Not so to Peter Gibbs. He has the advantage of a nine-year career as a first-class cricketer to draw from and has spliced that knowledge into his debut novel, "Settling the Score".
Gibbs was an opening batsman for Oxford University and Derbyshire between 1964-72 and though this is his first published novel, he is by no means a novice writer.
After retiring from first-class cricket at the age of only 28, he wrote a number of plays for radio and television before getting his big break with the screenplay "Arthur's Hallowed Ground", starring Jimmy Jewell and produced by David Putnam for the launch of Channel Four in 1984.
Gibbs then went on to establish his reputation as the main writer of the popular family TV drama "Heartbeat" between 1996-2009 and also contributed episodes for long-running favourites such as "The Bill", "Hetty Wainthropp Investigates" and "Down to Earth".
But the desire to write a novel has been burning for far too many years and what better subject to base that novel on than cricket?
Specifically, it is a novel based on the events of a fictional end-of-season three-day County Championship match between Derbyshire and Warwickshire at Edgbaston in 1969.
That may not sound like the formula for a classic page-turner but it works – and for a wider audience than you might expect.
"It's a bit of a niche market – for supporters really – but I've been surprised at how enthusiastic people have been about the form of it," said the 68-year-old writer.
"Most of the response has been from non-players, in fact.
"The people who have read it so far have been very supportive and very surprised, I think, that they've enjoyed it.
"I've always warned them that it's out-and-out cricket but there's some sex and violence in it and a lot of cricket – what's not to like?
"There's a wealth of literature about cricket from some very fine writers but, as far as I know, no former or present first-class cricketer has written a fiction about professional cricket.
"Steve James, the former Glamorgan and England player, said in one of his recent pieces that every sports writer, deep down, wants to write a novel and my question is 'why don't they?'
"There is a possibility that if someone does break out and do it they won't be universally popular.
"A fiction will take you to places where television cameras and probing reporters can't go, for either legal reasons or reasons of taste.
"Fiction has always put another layer on it. Fiction is the lie that tells the truth."
So how much truth is there behind the characters and events that Gibbs has brought to "Settling the Score"? The fact that it is set in an era that was the writer's own is surely no coincidence.
"I wanted to write with an insider's knowledge, so naturally I wanted to write about the era in which I played," he said. "I also think – and this is a bit of a cliché – that the sixties was an unusual period and the cricket was as affected by what was going on in society as anything else.

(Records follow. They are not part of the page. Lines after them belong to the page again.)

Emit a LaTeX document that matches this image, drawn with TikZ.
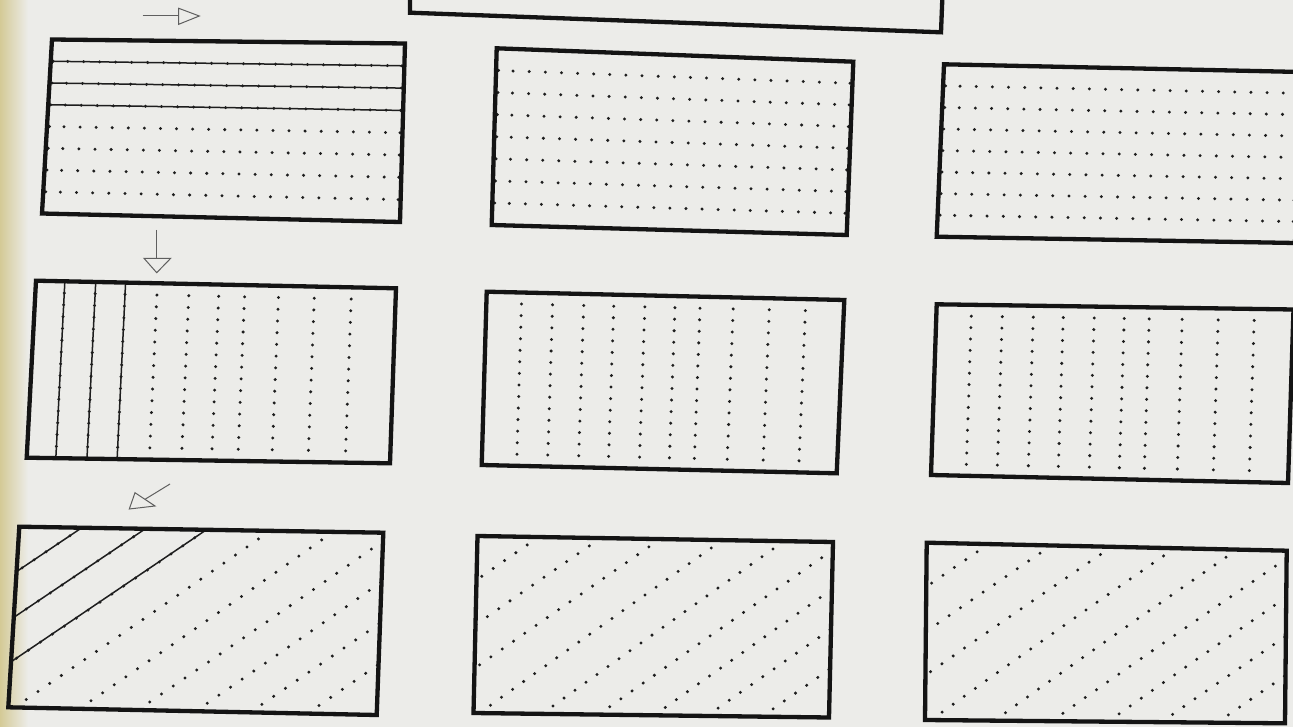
\documentclass[tikz,border=0pt]{standalone}
\usetikzlibrary{calc}
\definecolor{paper}{RGB}{236,236,233}
\definecolor{paperedge}{RGB}{212,202,150}
\definecolor{ink}{RGB}{20,20,20}
\definecolor{dotc}{RGB}{30,30,30}
\definecolor{arrowc}{RGB}{95,95,95}
\tikzset{
  frame/.style={draw=ink,line width=4.3pt,line join=miter},
  rule/.style={draw=dotc,line width=1.5pt},
  pointer/.style={draw=arrowc,line width=1pt,line join=miter},
}
\newcommand\setquad[9]{\def\qax{#1}\def\qay{#2}\def\qbx{#3}\def\qby{#4}\def\qcx{#5}\def\qcy{#6}\def\qdx{#7}\def\qdy{#8}\def\qW{#9}}
\newcommand\qpt[2]{%
  \pgfmathsetmacro\qX{(1-(#2))*((1-(#1))*\qax+(#1)*\qbx)+(#2)*((1-(#1))*\qdx+(#1)*\qcx)}%
  \pgfmathsetmacro\qY{(1-(#2))*((1-(#1))*\qay+(#1)*\qby)+(#2)*((1-(#1))*\qdy+(#1)*\qcy)}}
\newcommand\qdot[2]{\qpt{#1}{#2}\fill[dotc] (\qX,\qY) circle[radius=1.65pt];}
\newcommand\qclip{\clip (\qax,\qay) -- (\qbx,\qby) -- (\qcx,\qcy) -- (\qdx,\qdy) -- cycle;}
\newcommand\qframe{\draw[frame] (\qax,\qay) -- (\qbx,\qby) -- (\qcx,\qcy) -- (\qdx,\qdy) -- cycle;}
% horizontal rows of dots
\newcommand\rowsdots[1]{%
  \foreach \qk in {1,...,7}{%
    \pgfmathsetmacro\qr{\qk/8}%
    \ifnum\qk>#1\relax\else
      \qpt{0}{\qr}\let\xa\qX\let\ya\qY\qpt{1}{\qr}\draw[rule] (\xa,\ya)--(\qX,\qY);\fi
    \foreach \qj in {0,...,20}{\pgfmathsetmacro\qs{(17+\qj*(\qW-34)/20)/\qW}\qdot{\qs}{\qr}}%
    \qdot{2.5/\qW}{\qr}\qdot{1-2.5/\qW}{\qr}%
  }}
% vertical columns of dots
\newcommand\colsdots[2]{%
  \foreach \qu [count=\qn] in {#1}{%
    \pgfmathsetmacro\qs{\qu/\qW}%
    \ifnum\qn>#2\relax\else
      \qpt{\qs}{0}\let\xa\qX\let\ya\qY\qpt{\qs}{1}\draw[rule] (\xa,\ya)--(\qX,\qY);\fi
    \foreach \qk in {0,...,15}{\pgfmathsetmacro\qr{\qk/15}\qdot{\qs}{\qr}}%
  }}
% diagonal lines of dots
\newcommand\diagdots[1]{%
  \foreach \lc/\lt [count=\qn] in {-186/61.5,-123/124,-62/184,6/246.5,69/308.6,126/369,182/423,235/479,290.5/534}{%
    \ifnum\qn>#1\relax\else
      \pgfmathsetmacro\rA{\lt/(\lt-\lc)}\pgfmathsetmacro\sB{\lt/358}%
      \qpt{0}{\rA}\let\xa\qX\let\ya\qY\qpt{\sB}{0}\draw[rule] (\xa,\ya)--(\qX,\qY);\fi
    \foreach \qj in {0,...,22}{\pgfmathsetmacro\qs{(\lc+(\lt-\lc)*\qj/22)/358}\pgfmathsetmacro\qr{1-\qj/22}\qdot{\qs}{\qr}}%
  }}
\newcommand\patbox[1]{\begin{scope}\qclip #1\end{scope}\qframe}
\begin{document}
\begin{tikzpicture}[x=1pt,y=-1pt]
\useasboundingbox (0,0) rectangle (1293,727);
\clip (0,0) rectangle (1293,727);
\fill[paper] (0,0) rectangle (1293,727);
\shade[left color=paperedge,right color=paper] (0,0) rectangle (28,727);
% partial box at top
\draw[frame] (410,-6) -- (410,12.7) -- (941,32.3) -- (942.5,-6);
% row 1
\setquad{52}{39.5}{405}{43.5}{400}{222}{42}{213.5}{355}
\patbox{\rowsdots{3}}
\setquad{496.7}{48.3}{853.3}{61.7}{846.7}{235}{491.7}{225}{356}
\patbox{\rowsdots{0}}
\setquad{944}{64.3}{1301}{72}{1295}{243}{936.7}{236.7}{357}
\patbox{\rowsdots{0}}
% row 2
\setquad{36}{280.7}{396}{288.3}{390}{463.3}{26.7}{457.7}{361.6}
\patbox{\colsdots{29,60,90,122,154,184,210,244,280,317}{3}}
\setquad{486.7}{291.7}{844.3}{300}{836.7}{473.3}{481.7}{465}{356.3}
\patbox{\colsdots{35,66,97,127,158,188,213,246,282,318}{0}}
\setquad{936.7}{304.3}{1293.5}{309.5}{1288}{483}{931}{475}{357}
\patbox{\colsdots{35,66,97,127,158,188,213,246,282,318}{0}}
% row 3
\setquad{19.3}{526.7}{383.3}{532.7}{376.7}{715}{8.3}{707.3}{364}
\patbox{\diagdots{3}}
\setquad{477.5}{536}{833}{542}{829}{717.5}{473.5}{713}{356}
\patbox{\diagdots{0}}
\setquad{926.7}{542.7}{1286.7}{550.7}{1285}{723.3}{925}{720}{360}
\patbox{\diagdots{0}}
% direction arrows
\coordinate (r1s) at (142.7,16);
\coordinate (r1b) at (178.7,16);
\draw[pointer] (r1s) -- (r1b);
\draw[pointer] (178.7,8.3) -- (199.3,16) -- (178.7,24.3) -- cycle;
\coordinate (r2s) at (156.7,230);
\coordinate (r2b) at (156.7,258.3);
\draw[pointer] (r2s) -- (r2b);
\draw[pointer] (144,258.3) -- (156.7,272.7) -- (170.7,258.3) -- cycle;
\coordinate (r3s) at (170,484);
\coordinate (r3b) at (145,499.3);
\draw[pointer] (r3s) -- (r3b);
\draw[pointer] (135,492.7) -- (129.3,509) -- (155,506) -- cycle;
\end{tikzpicture}
\end{document}
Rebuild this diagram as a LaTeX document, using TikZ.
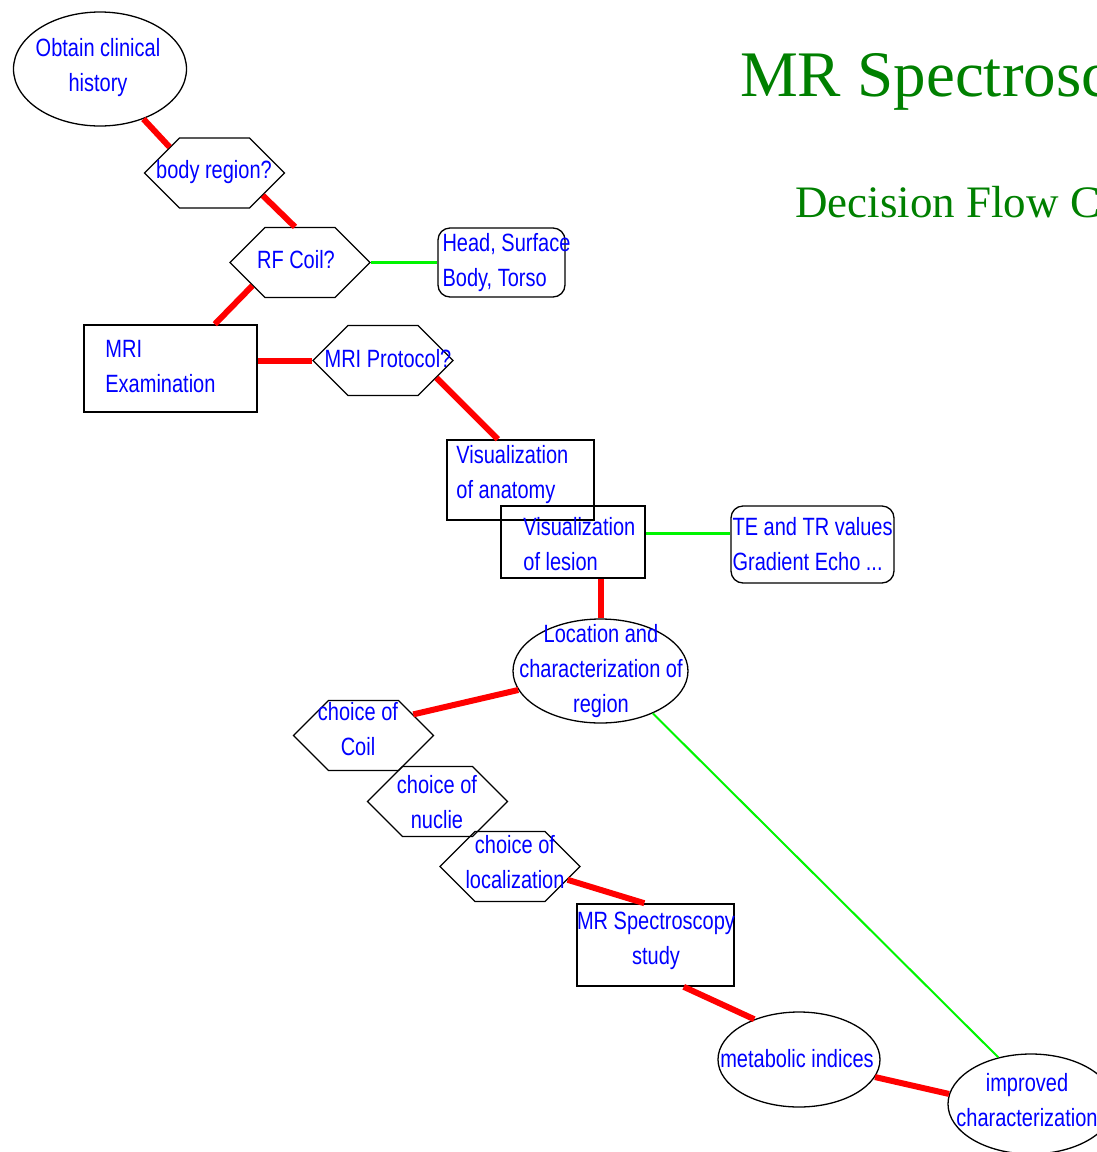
\documentclass[tikz,border=0pt]{standalone}
\usepackage{fontspec}
\setmainfont{Liberation Serif}
\newfontfamily\flowfont[FakeStretch=0.8]{Liberation Sans}
\usepackage{tikz}
\usetikzlibrary{shapes.geometric,shapes.symbols}

\definecolor{linkred}{RGB}{255,0,0}
\definecolor{linkgreen}{RGB}{0,245,0}
\definecolor{titlegreen}{RGB}{0,128,0}
\definecolor{textblue}{RGB}{0,0,255}

\tikzset{
  flowoval/.style={draw,ellipse,line width=1.3pt,inner sep=0pt},
  flowhex/.style={draw,signal,signal to=west and east,signal pointer angle=90,
    line width=1.3pt,inner sep=0pt,minimum width=140pt,minimum height=70pt},
  flowbox/.style={draw,rectangle,line width=1.6pt,inner sep=0pt},
  flowrbox/.style={draw,rectangle,rounded corners=12pt,line width=1.3pt,inner sep=0pt},
  flowtxt/.style={text=textblue,font=\flowfont\fontsize{25}{35}\selectfont,inner sep=0pt,align=center},
  lefttxt/.style={flowtxt,align=left,anchor=west},
  redlink/.style={linkred,line width=6pt},
  greenlink/.style={linkgreen,line width=3pt},
}

\begin{document}
\begin{tikzpicture}[x=1pt,y=-1pt]
  \useasboundingbox (0,0) rectangle (1097,1152);

  % heading
  \node[text=titlegreen,font=\fontsize{65}{65}\selectfont,anchor=base west,inner sep=0pt] (title) at (740,96) {MR Spectroscopy};
  \node[text=titlegreen,font=\fontsize{45}{45}\selectfont,anchor=base west,inner sep=0pt] (subtitle) at (795,217) {Decision Flow Chart};

  % shapes
  \node[flowoval,minimum width=173pt,minimum height=114pt] (history) at (100,69) {};
  \node[flowhex] (bodyq) at (214.5,173) {};
  \node[flowhex] (coilq) at (300,262.5) {};
  \node[flowrbox,minimum width=127pt,minimum height=69pt] (coilans) at (501.5,262.5) {};
  \node[flowbox,minimum width=173pt,minimum height=87pt] (mri) at (170.5,368.5) {};
  \node[flowhex] (protq) at (383,360.5) {};
  \node[flowbox,minimum width=147pt,minimum height=80pt] (anat) at (520.5,480) {};
  \node[flowbox,minimum width=144pt,minimum height=72pt] (lesion) at (573,542) {};
  \node[flowrbox,minimum width=163pt,minimum height=77pt] (teans) at (812.5,544.5) {};
  \node[flowoval,minimum width=175pt,minimum height=104pt] (loc) at (600.5,671) {};
  \node[flowhex] (choicecoil) at (363.5,735.5) {};
  \node[flowhex] (choicenuc) at (437.5,801.5) {};
  \node[flowhex] (choiceloc) at (510,866.5) {};
  \node[flowbox,minimum width=157pt,minimum height=82pt] (spectro) at (655.5,945) {};
  \node[flowoval,minimum width=162pt,minimum height=95pt] (metab) at (799,1059.5) {};
  \node[flowoval,minimum width=166pt,minimum height=100pt] (improved) at (1031,1104) {};

  % texts
  \node[flowtxt] (history-t) at (98,68) {Obtain clinical\\history};
  \node[flowtxt] (bodyq-t) at (214,172) {body region?};
  \node[flowtxt] (coilq-t) at (296,260) {RF Coil?};
  \node[lefttxt] (coilans-t) at ([xshift=5pt]coilans.west) {Head, Surface\\Body, Torso};
  \node[lefttxt] (mri-t) at ([xshift=22pt,yshift=2pt]mri.west) {MRI\\Examination};
  \node[flowtxt] (protq-t) at (388,359) {MRI Protocol?};
  \node[lefttxt] (anat-t) at ([xshift=10pt,yshift=5pt]anat.west) {Visualization\\of anatomy};
  \node[lefttxt] (lesion-t) at ([xshift=23pt,yshift=-2pt]lesion.west) {Visualization\\of lesion};
  \node[lefttxt] (teans-t) at ([xshift=2pt]teans.west) {TE and TR values\\Gradient Echo ...};
  \node[flowtxt] (loc-t) at (601,671) {Location and\\characterization of\\region};
  \node[flowtxt] (choicecoil-t) at (358,729) {choice of\\Coil};
  \node[flowtxt] (choicenuc-t) at (437,802) {choice of\\nuclie};
  \node[flowtxt] (choiceloc-t) at (515,862) {choice of\\localization};
  \node[flowtxt] (spectro-t) at (656,941) {MR Spectroscopy\\study};
  \node[flowtxt] (metab-t) at (797,1059) {metabolic indices};
  \node[flowtxt] (improved-t) at (1027,1100) {improved\\characterization};

  % red links
  \draw[redlink] (history.-49) -- (bodyq.150);
  \draw[redlink] (bodyq.-25) -- (coilq.98);
  \draw[redlink] (coilq.206) -- (mri.45);
  \draw[redlink] (protq.west) -- (protq.west -| mri.east);
  \draw[redlink] (protq.-18) -- (anat.119);
  \draw[redlink] (loc.north) -- (loc.north |- lesion.south);
  \draw[redlink] (loc.193) -- (choicecoil.23);
  \draw[redlink] (choiceloc.-13) -- (spectro.105);
  \draw[redlink] (spectro.-56) -- (metab.138);
  \draw[redlink] (metab.-13) -- (improved.173);

  % green links
  \draw[greenlink] (coilq.east) -- (coilans.west);
  \draw[greenlink] (lesion.7) -- (lesion.7 -| teans.west);
  \draw[greenlink,line width=2pt] (loc.-39) -- (improved.125);
\end{tikzpicture}
\end{document}
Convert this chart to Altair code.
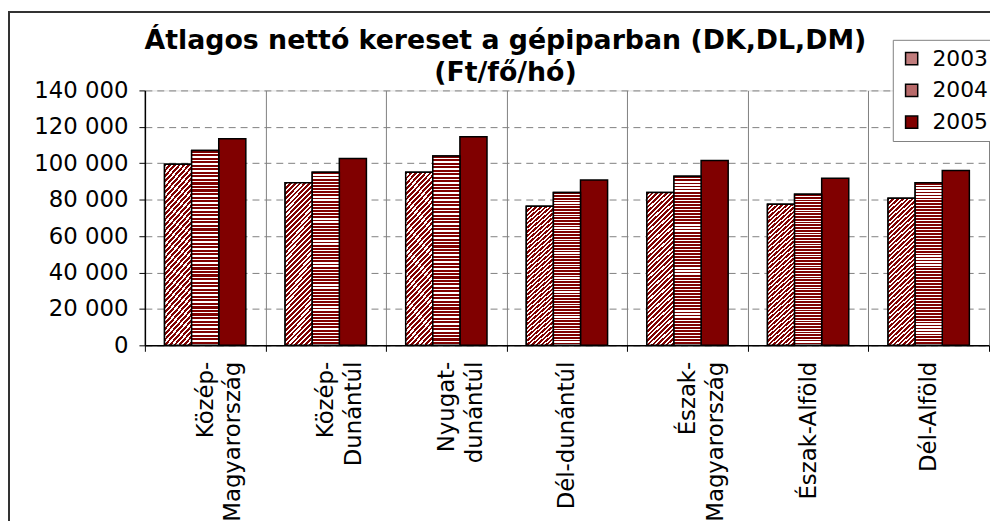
import altair as alt
import pandas as pd

regions = ["Közép-|Magyarország", "Közép-|Dunántúl", "Nyugat-|dunántúl", "Dél-dunántúl",
           "Észak-|Magyarország", "Észak-Alföld", "Dél-Alföld"]
years = ["2003", "2004", "2005"]
v2003 = [99500, 89300, 95000, 76400, 83900, 77500, 80800]
v2004 = [107000, 95000, 104000, 84000, 92800, 83000, 89300]
v2005 = [113500, 102600, 114600, 90800, 101500, 91700, 96000]
y_ticks = [0, 20000, 40000, 60000, 80000, 100000, 120000, 140000]

rows = []
for i, r in enumerate(regions):
    for y, vals in zip(years, [v2003, v2004, v2005]):
        rows.append({"region": r, "year": y, "value": vals[i]})
df = pd.DataFrame(rows)

DARK = "#800000"
LIGHT = "#ffffff"
FONT = "DejaVu Sans"


def stripes(n, frac, x2, y2):
    stops = []
    for k in range(n):
        a = k / n
        b = (k + frac) / n
        c = (k + 1) / n
        stops += [alt.GradientStop(offset=a, color=DARK),
                  alt.GradientStop(offset=b, color=DARK),
                  alt.GradientStop(offset=b, color=LIGHT),
                  alt.GradientStop(offset=c, color=LIGHT)]
    return alt.Gradient(gradient="linear", stops=stops, x1=0, y1=0, x2=x2, y2=y2)


diag = stripes(40, 0.55, 0.2, 1.17)
horiz = stripes(55, 0.6, 0, 1)

x_enc = alt.X("region:N", sort=regions, title=None,
              scale=alt.Scale(paddingInner=0, paddingOuter=0),
              axis=alt.Axis(labelAngle=-90, labelExpr="split(datum.label, '|')",
                            labelFont=FONT, labelFontSize=23, labelColor="black",
                            labelLineHeight=28, labelPadding=10,
                            tickBand="extent", grid=True, gridColor="#808080", gridWidth=1,
                            tickColor="black", tickSize=6, domainColor="black", domainWidth=1.5))
y_enc = alt.Y("value:Q", title=None,
              scale=alt.Scale(domain=[0, 140000], nice=False),
              axis=alt.Axis(values=y_ticks, labelFont=FONT, labelFontSize=23, labelColor="black",
                            labelExpr="replace(format(datum.value, ','), ',', ' ')",
                            labelPadding=11, tickColor="black", tickSize=6,
                            domainColor="black", domainWidth=1.5,
                            grid=True, gridColor="#808080", gridDash=[7, 5], gridWidth=1))
xo_enc = alt.XOffset("year:N", sort=years,
                     scale=alt.Scale(paddingInner=0, paddingOuter=0.725))

base = alt.Chart(df)

bars = base.mark_bar(stroke="black", strokeWidth=1.5).encode(
    x=x_enc, y=y_enc, xOffset=xo_enc,
    color=alt.Color("year:N", sort=years,
                    scale=alt.Scale(domain=years, range=["#c07c7c", "#b86a6a", DARK]),
                    legend=alt.Legend(title=None, orient="none", legendX=754, legendY=-51,
                                      labelFont=FONT, labelFontSize=22, labelColor="black",
                                      symbolType="square", symbolSize=150,
                                      symbolStrokeColor="black", symbolStrokeWidth=1.5,
                                      rowPadding=10, labelOffset=10, padding=8,
                                      strokeColor="#808080", fillColor="white")),
)

b2003 = base.transform_filter(alt.datum.year == "2003").mark_bar(
    fill=diag, stroke="black", strokeWidth=1.5).encode(x=x_enc, y=y_enc, xOffset=xo_enc)
b2004 = base.transform_filter(alt.datum.year == "2004").mark_bar(
    fill=horiz, stroke="black", strokeWidth=1.5).encode(x=x_enc, y=y_enc, xOffset=xo_enc)

frame = alt.Chart(df).mark_rect(filled=False, stroke="#333333", strokeWidth=2).encode(
    x=alt.value(-137), y=alt.value(-79), x2=alt.value(3000), y2=alt.value(3000))

chart = alt.layer(bars, b2003, b2004, frame).properties(
    width=851, height=257,
    title=alt.TitleParams(text=["Átlagos nettó kereset a gépiparban (DK,DL,DM)", "(Ft/fő/hó)"],
                          font=FONT, fontSize=27, fontWeight="bold", color="black",
                          anchor="middle", dx=-62, dy=79, offset=2, lineHeight=33),
    autosize=alt.AutoSizeParams(type="none"),
    padding={"left": 138, "top": 81, "right": 1, "bottom": 175},
).configure_view(stroke="black", strokeWidth=1.5).configure(background="white")

chart.save("out.html", embed_options={"renderer": "svg", "actions": False})
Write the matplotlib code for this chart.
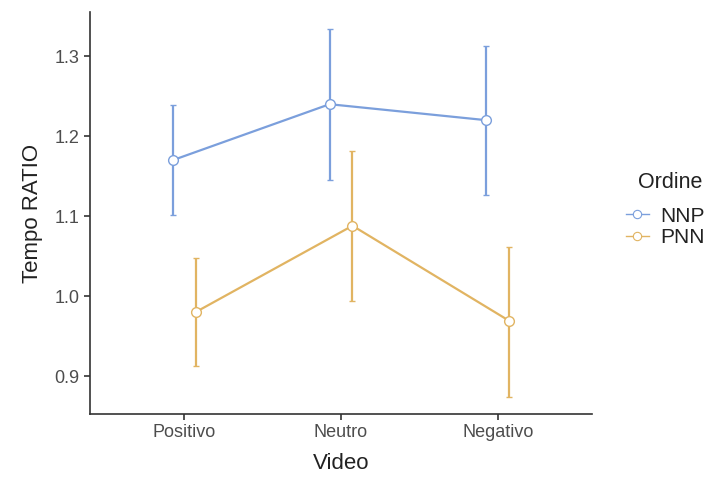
import matplotlib.pyplot as plt
from matplotlib.lines import Line2D
import numpy as np

plt.rcParams['font.family'] = ['Liberation Sans', 'DejaVu Sans']

videos = ['Positivo', 'Neutro', 'Negativo']
groups = ['NNP', 'PNN']

nnp_mean = [1.170, 1.240, 1.220]
nnp_low = [1.101, 1.145, 1.126]
nnp_high = [1.239, 1.334, 1.313]

pnn_mean = [0.980, 1.088, 0.969]
pnn_low = [0.912, 0.994, 0.874]
pnn_high = [1.048, 1.181, 1.061]

colors = {'NNP': '#7B9FDC', 'PNN': '#E1B462'}

fig = plt.figure(figsize=(7.21, 4.90), dpi=100)
ax = fig.add_axes([0.125, 0.155, 0.696, 0.82])

x = np.arange(len(videos))
dodge = 0.073
series = [
    ('NNP', nnp_mean, nnp_low, nnp_high, -dodge),
    ('PNN', pnn_mean, pnn_low, pnn_high, dodge),
]
for name, mean, low, high, off in series:
    mean = np.array(mean)
    yerr = [mean - np.array(low), np.array(high) - mean]
    c = colors[name]
    ax.errorbar(x + off, mean, yerr=yerr, color=c, lw=1.6, capsize=2.5,
                capthick=1.6, marker='o', ms=7, mfc='white', mec=c, mew=1.0,
                zorder=3)

ax.set_xlim(-0.6, 2.6)
ax.set_ylim(0.8525, 1.355)
ax.set_xticks(x)
ax.set_xticklabels(videos)
ax.set_yticks([0.9, 1.0, 1.1, 1.2, 1.3])
ax.set_yticklabels(['0.9', '1.0', '1.1', '1.2', '1.3'])
ax.tick_params(colors='#333333', labelcolor='#4D4D4D', labelsize=13, length=4, width=1.2)

for s in ['top', 'right']:
    ax.spines[s].set_visible(False)
for s in ['left', 'bottom']:
    ax.spines[s].set_color('#333333')
    ax.spines[s].set_linewidth(1.2)

ax.set_xlabel('Video', fontsize=16, color='#222222', labelpad=8)
ax.set_ylabel('Tempo RATIO', fontsize=16, color='#222222', labelpad=8)

# legend: title drawn separately to leave the gap above the keys
fig.text(0.885, 1 - 182 / 490, 'Ordine', fontsize=15.5, color='#222222',
         ha='left', va='center')
handles = [Line2D([], [], color=colors[g], lw=1.0, marker='o', ms=6,
                  mfc='white', mec=colors[g], mew=0.8) for g in groups]
leg = fig.legend(handles, groups, loc='upper left',
                 bbox_to_anchor=(0.868, 0.578), frameon=False, fontsize=15,
                 handlelength=1.1, handletextpad=0.55,
                 labelspacing=0.1, borderpad=0, borderaxespad=0)
for t in leg.get_texts():
    t.set_color('#222222')

fig.savefig('out.png', dpi=100)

"When the sixties started, we were still playing Gentlemen v Players matches and they ended with us entering the era of short-form Sunday League cricket. It was an interesting period of transition and cricket became a very different game.
"I don't think people will say 'well it's not about my life today, so I'm not interested'. Christopher Martin-Jenkins, who read the book, said it was very apposite of what happens today. A lot of it follows through."
Irresistibly, the reader will put the faces of real former cricketers to so many of the apparently fictional characters in the book and, in a way, they would probably be on the right lines.
"They are composite characters," added Gibbs. "There's one in there who's an aging fast bowler and that would be probably three fast bowlers I knew sort of conflated into one – Cliff Gladwin, Les Jackson and Fred Trueman.
"If the question is did I know KC, did I base him on anybody, the answer is probably not but there are elements I brought to him.
"I started out with 'what's the worst thing that could happen within a dressing room and how would it affect the chemistry and the dynamic of the group?'
"Did all these things happen? They almost certainly have happened somewhere but not necessarily all at the same time in the same place.
"I had to draw all those things inside what is apparently a mundane midweek Midlands game that turns into something much more exciting and dramatic.
"I'm bringing the dramatist's eye to what is the work-a-day world of professional sport and trying to shape that into a story.
"That's what a fiction writer does. He shapes something approximating real life into a story.
"It would spoil it to say that nothing in this book happened because quite clearly some parts of it do happen.
"The cricket team is like a family. It's a squabbling bunch of friends and rivals, rather like a travelling circus or, more particularly, like a travelling repertory theatre where you've got some stars and some not so much stars, some old, some young and they all bring their characters to the story."
"Settling the Score" is published by Methuen in paperback and is priced £7.99.